Tre anni dopo la pubblicazione di un primo rapporto, che divulgava le difficoltà alle quali sono confrontati i giornalisti - uomini e donne - che lavorano sui diritti delle donne, Rsf ha lanciato una nuova inchiesta fondata in particolare sull'analisi delle risposte a un questionario, inviato alle sue corrispondenti nel mondo, così come a giornaliste specializzate nelle questioni di genere.

Minacce di morte o stupro

I risultati confermano che internet è diventato il luogo più pericoloso per le giornaliste. La celebre editorialista e giornalista d'inchieste indiana Rana Ayyub, ne sa qualcosa: riceve minacce di stupro e di morte quotidianamente sui social. 

Dopo internet, segnalato dal 73% di chi ha risposto, il 58% indica il luogo di lavoro come posto "dove le violenze sessiste sono state perpetrate". Questa percezione è rafforzata dalla diffusione del movimento #MeToo e dal fatto che talvolta sono le giornaliste che osano denunciare casi di aggressione o molestie, come negli Stati Uniti o in Giappone.

Arabia Saudita, Brasile, Francia

Tra le giornaliste, le specialiste dei diritti delle donne e quelle che si occupano di sport o politica, sono tra le più esposte alle violenze. La saudita Nouf Abdulaziz al-Jerawi, incarcerata per avere denunciato il sistema di tutela maschile nel suo Paese, è stata torturata con corrente elettrica e aggredita sessualmente durante la sua detenzione.

In Brasile Patricia Campos Mello ha pagato caro la sua inchiesta sull'utilizzo di fondi illegali del presidente Bolsonaro per finanziare delle campagne di disinformazione. È in effetti stata oggetto di una campagna di cyber molestie di un'estrema violenza e accusata dallo stesso Jair Bolsonaro e dai suoi figli di avere sottratto informazioni in cambio di favori sessuali.

 In Francia una quarantina di giornaliste del quotidiano sportivo L’Equipe si sono unite per portare sostegno a delle colleghe, dopo le rivelazioni di molestie.

Ridotte al silenzio

Nel suo rapporto, Rsf esamina anche l'impatto delle violenze sul giornalismo e come, sovente, i traumi subiti portato al silenzio e riducono il pluralismo dell'informazione.

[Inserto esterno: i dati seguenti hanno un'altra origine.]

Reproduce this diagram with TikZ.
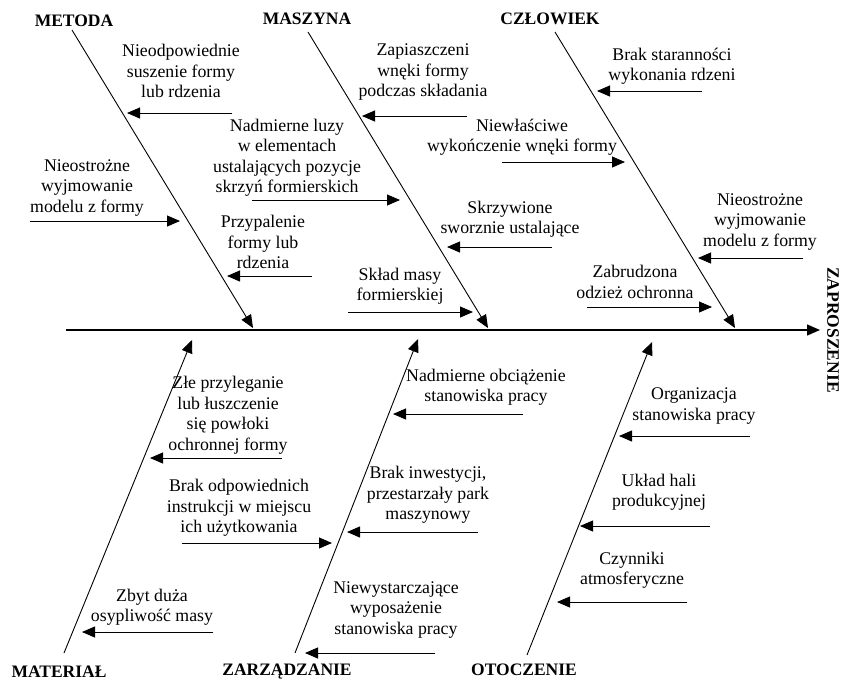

Al di là di stress, angoscia e paure, le violenze sessiste e sessuali conducono le giornaliste a chiudere provvisoriamente, o definitivamente, i loro profili social (conseguenza indicata dal 43 % di chi ha risposto al questionario); ma anche ad auto censurarsi (48 %), cambiare ambito di giornalismo (21 %) o addirittura dimissionare (21 %).

Al fine di ridurre queste violenze, Rsf accompagna il suo rapporto con una serie di raccomandazioni destinate tanto alle giornaliste, quanto alle redazioni e agli Stati.